Os municípios vizinhos a Petrópolis ainda aceitam a formação dada no Curso Normal como requisito básico para aprovação em concurso, porém os jovens da cidade acabam achando que é uma formação sem utilidade.
As próximas gerações
Embora a quantidade de alunos em formação varie de ano para ano, é possível observar uma redução no tamanho das turmas.
Um ponto positivo é o aumento da procura dos meninos pelo curso. Nos anos 1990 as turmas eram quase totalmente femininas.

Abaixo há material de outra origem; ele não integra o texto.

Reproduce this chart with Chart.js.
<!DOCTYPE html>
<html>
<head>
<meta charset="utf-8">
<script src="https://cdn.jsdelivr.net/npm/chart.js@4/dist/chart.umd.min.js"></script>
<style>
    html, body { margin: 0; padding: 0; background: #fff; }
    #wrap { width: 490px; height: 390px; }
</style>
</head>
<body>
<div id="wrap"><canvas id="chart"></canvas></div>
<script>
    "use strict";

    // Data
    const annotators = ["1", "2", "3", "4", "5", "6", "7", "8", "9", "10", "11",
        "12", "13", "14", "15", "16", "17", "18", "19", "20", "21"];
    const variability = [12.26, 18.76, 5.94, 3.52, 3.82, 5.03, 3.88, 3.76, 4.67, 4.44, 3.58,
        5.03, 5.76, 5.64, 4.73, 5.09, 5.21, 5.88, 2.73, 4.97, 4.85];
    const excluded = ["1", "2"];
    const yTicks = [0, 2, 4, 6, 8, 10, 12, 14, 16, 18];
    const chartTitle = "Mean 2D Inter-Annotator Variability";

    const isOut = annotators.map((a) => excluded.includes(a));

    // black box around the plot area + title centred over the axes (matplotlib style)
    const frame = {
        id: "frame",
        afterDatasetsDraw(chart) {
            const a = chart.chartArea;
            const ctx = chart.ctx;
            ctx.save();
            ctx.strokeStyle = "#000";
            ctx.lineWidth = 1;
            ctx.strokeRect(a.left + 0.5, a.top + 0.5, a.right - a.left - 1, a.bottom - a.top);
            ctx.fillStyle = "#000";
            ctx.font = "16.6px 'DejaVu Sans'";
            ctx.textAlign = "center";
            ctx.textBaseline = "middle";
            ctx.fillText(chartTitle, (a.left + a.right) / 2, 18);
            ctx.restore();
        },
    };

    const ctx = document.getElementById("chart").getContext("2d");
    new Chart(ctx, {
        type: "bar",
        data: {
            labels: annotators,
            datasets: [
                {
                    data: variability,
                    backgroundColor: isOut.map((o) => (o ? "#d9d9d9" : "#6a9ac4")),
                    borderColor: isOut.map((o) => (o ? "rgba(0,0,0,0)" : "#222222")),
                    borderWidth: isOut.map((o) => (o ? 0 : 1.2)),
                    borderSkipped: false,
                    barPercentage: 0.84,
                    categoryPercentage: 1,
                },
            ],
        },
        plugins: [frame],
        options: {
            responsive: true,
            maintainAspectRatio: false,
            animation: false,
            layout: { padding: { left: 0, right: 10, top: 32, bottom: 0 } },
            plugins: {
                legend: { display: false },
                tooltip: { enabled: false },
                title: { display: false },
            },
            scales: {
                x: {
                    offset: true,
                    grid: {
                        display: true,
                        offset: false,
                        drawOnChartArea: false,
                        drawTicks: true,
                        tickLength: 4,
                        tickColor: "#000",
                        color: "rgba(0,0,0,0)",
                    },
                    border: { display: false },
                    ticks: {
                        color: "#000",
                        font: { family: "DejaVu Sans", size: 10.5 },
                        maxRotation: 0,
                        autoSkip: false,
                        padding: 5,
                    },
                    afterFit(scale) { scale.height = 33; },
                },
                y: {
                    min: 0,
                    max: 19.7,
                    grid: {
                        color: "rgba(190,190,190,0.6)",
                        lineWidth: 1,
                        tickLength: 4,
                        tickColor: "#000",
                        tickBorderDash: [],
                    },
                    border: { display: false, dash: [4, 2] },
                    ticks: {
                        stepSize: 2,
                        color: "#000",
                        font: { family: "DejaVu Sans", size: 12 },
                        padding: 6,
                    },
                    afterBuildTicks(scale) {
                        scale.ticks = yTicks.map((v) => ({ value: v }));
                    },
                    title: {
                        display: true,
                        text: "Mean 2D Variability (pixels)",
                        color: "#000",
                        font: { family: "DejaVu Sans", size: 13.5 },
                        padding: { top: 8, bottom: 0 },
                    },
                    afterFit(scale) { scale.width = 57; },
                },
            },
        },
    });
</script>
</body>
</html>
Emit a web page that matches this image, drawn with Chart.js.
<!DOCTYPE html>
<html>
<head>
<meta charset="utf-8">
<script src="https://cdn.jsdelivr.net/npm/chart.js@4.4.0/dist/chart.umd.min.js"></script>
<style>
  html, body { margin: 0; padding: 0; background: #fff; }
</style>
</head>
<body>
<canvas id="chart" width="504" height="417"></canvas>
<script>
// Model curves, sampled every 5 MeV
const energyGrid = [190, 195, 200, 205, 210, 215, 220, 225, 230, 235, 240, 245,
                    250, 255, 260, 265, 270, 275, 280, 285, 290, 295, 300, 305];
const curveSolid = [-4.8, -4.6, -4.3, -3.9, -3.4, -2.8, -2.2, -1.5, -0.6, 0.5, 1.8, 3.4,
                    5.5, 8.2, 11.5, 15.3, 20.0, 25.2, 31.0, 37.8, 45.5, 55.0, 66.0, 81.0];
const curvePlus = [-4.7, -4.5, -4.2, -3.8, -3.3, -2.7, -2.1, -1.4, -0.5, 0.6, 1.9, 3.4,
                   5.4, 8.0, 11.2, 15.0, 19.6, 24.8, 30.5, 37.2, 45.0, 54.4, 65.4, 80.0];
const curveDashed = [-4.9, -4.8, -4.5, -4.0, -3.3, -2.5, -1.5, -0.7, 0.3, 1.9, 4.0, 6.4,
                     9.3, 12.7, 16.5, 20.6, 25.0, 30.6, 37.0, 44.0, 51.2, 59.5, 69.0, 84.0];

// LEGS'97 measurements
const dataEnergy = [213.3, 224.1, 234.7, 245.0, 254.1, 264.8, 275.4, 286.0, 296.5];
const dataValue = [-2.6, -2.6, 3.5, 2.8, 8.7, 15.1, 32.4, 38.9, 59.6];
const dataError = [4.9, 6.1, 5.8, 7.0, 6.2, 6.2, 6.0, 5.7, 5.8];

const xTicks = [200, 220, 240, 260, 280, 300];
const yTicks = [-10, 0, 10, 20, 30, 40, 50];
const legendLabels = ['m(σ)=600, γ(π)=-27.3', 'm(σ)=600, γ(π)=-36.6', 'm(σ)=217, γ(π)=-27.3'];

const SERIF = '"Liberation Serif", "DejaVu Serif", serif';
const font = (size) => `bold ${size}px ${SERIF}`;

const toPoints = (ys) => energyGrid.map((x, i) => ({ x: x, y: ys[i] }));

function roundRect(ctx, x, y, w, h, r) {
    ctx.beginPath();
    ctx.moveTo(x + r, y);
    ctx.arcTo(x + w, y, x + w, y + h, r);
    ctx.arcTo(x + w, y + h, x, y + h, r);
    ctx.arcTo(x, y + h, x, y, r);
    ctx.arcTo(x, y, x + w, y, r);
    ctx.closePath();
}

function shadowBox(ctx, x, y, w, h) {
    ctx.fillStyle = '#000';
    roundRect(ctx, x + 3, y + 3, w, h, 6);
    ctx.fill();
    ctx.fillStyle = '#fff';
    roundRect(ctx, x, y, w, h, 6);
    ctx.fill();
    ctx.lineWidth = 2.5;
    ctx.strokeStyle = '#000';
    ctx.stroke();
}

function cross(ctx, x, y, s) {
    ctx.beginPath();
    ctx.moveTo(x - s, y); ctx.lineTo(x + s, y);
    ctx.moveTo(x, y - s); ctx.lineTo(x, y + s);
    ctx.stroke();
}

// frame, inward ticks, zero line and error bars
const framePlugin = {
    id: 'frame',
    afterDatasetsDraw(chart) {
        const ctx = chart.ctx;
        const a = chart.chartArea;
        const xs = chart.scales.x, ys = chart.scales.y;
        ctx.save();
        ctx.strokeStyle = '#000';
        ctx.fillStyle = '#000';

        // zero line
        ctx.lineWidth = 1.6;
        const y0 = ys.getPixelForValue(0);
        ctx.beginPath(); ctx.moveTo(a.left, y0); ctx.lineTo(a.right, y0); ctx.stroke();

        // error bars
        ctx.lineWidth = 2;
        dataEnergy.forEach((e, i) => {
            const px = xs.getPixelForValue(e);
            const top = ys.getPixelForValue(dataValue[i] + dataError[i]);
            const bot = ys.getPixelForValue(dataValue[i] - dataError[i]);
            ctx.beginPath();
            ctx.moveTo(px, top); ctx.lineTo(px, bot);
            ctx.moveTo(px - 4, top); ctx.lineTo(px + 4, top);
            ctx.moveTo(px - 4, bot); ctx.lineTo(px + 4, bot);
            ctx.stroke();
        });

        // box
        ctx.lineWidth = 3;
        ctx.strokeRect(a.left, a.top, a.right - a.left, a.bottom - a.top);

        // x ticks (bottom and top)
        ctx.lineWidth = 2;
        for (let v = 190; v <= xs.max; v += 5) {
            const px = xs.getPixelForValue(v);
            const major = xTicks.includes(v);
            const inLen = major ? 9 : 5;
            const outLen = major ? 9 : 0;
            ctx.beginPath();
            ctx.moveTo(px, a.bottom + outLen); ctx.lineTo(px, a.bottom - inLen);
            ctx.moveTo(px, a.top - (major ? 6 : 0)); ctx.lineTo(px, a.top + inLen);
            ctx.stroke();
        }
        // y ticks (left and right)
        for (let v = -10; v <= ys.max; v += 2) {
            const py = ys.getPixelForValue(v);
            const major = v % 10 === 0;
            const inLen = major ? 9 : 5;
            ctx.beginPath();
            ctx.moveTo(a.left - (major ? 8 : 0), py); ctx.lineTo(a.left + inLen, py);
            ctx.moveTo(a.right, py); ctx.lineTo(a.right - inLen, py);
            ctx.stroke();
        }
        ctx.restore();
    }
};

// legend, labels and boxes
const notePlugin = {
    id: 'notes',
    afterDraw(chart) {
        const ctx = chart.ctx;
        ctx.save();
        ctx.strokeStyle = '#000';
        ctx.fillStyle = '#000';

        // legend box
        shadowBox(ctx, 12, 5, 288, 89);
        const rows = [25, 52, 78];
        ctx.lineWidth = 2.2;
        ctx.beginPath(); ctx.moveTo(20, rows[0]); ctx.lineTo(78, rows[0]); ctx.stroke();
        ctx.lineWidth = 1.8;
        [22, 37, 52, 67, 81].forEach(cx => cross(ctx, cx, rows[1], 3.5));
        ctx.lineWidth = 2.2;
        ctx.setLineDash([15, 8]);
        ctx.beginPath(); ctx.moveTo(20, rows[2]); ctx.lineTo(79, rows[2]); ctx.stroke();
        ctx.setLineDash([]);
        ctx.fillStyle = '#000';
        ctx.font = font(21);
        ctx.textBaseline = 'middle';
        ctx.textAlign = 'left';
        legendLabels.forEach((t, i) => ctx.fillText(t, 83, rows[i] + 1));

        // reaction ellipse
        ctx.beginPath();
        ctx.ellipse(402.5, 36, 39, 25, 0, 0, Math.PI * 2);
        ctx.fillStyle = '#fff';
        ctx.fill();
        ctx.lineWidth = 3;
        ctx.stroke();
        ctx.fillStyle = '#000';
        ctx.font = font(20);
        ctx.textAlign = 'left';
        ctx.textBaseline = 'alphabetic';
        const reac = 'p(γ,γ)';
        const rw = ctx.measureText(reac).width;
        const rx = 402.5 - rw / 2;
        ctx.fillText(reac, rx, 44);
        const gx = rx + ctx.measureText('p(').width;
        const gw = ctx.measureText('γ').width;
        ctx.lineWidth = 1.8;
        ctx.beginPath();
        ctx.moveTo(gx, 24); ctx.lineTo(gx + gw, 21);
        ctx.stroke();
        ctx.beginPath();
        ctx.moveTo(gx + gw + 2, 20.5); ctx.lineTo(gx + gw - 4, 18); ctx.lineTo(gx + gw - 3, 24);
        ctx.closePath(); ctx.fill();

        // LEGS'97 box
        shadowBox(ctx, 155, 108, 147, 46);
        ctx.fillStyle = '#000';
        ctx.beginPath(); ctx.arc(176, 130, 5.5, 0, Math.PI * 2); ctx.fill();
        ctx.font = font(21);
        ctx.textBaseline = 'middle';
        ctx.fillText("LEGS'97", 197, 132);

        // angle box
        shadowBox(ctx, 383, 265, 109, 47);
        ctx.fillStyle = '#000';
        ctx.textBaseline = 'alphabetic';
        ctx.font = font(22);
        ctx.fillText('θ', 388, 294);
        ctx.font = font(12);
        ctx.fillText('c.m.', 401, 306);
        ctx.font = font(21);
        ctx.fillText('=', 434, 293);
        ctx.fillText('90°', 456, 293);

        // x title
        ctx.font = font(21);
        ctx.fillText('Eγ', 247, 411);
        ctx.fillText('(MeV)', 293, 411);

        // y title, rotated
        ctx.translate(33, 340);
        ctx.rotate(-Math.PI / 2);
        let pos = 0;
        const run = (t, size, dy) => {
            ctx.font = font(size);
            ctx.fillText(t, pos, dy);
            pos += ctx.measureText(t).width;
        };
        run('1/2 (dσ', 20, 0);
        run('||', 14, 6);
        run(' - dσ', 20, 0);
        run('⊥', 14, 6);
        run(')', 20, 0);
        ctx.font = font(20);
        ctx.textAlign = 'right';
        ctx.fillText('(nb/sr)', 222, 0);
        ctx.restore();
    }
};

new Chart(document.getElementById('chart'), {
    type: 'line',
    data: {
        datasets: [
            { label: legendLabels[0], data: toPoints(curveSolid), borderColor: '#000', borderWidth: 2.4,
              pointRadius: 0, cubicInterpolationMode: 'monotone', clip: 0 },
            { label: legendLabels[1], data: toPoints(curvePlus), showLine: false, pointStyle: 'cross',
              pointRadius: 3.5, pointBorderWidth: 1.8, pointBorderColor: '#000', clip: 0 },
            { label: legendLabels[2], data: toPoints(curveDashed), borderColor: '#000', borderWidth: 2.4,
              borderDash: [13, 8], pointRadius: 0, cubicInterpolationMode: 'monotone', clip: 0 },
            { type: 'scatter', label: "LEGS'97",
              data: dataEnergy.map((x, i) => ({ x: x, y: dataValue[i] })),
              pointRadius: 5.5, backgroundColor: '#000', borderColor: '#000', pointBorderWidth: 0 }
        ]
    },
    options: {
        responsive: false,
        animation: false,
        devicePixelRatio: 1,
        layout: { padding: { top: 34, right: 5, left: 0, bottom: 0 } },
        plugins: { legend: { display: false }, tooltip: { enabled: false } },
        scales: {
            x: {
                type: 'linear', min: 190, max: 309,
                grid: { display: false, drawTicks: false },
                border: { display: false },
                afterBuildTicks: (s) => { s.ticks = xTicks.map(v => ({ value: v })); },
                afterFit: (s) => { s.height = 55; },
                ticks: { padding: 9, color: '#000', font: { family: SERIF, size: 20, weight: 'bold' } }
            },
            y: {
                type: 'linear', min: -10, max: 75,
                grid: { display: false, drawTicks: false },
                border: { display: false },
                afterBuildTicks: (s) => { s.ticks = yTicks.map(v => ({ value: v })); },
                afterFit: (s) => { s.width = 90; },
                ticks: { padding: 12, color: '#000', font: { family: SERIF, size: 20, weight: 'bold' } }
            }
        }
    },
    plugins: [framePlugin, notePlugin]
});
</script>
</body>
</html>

No entanto, não há muito o que comemorar quanto ao número de alunos. Em 2024, considerando as duas escolas que oferecem o curso, serão formados em Petrópolis apenas trinta professores, um contingente muito pequeno para uma população de quase 300 mil habitantes.
Solange aponta a falta de vontade dos jovens em serem professores, mas acredita que a diminuição de profissionais formados possa melhorar a situação.

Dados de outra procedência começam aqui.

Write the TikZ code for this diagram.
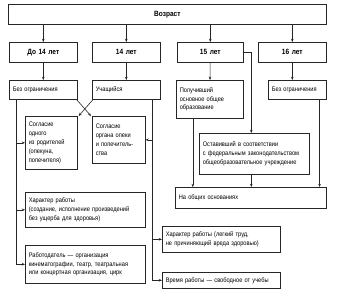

“Daqui a vinte ou trinta anos a profissão ainda vai existir? Daqui a um tempo nós teremos um número muito pequeno de professores no mercado. Mas a gente sempre tem a esperança de que as coisas vão melhorar, que o governo vai ter um outro olhar para a gente, que vai melhorar as condições de trabalho. É o que eu espero”, comenta.
Formatura do Curso Normal do Colégio D. Pedro – Foto Arquivo Pessoal
Preocupação com o futuro do curso
Para Marília, o futuro do Curso Normal não apresenta uma boa perspectiva.
“Infelizmente acho que o futuro do Curso Normal está bem reduzido. A Secretaria de Educação vai ter que repensar sobre o futuro dele”, explica.
Mais otimista, Solange deseja que o Liceu continue oferecendo o curso enquanto for possível.
“A gente sempre vai precisar de professor”, justifica. Porém, apesar do otimismo, ela também demonstra preocupação quanto à formação dos professores a longo prazo.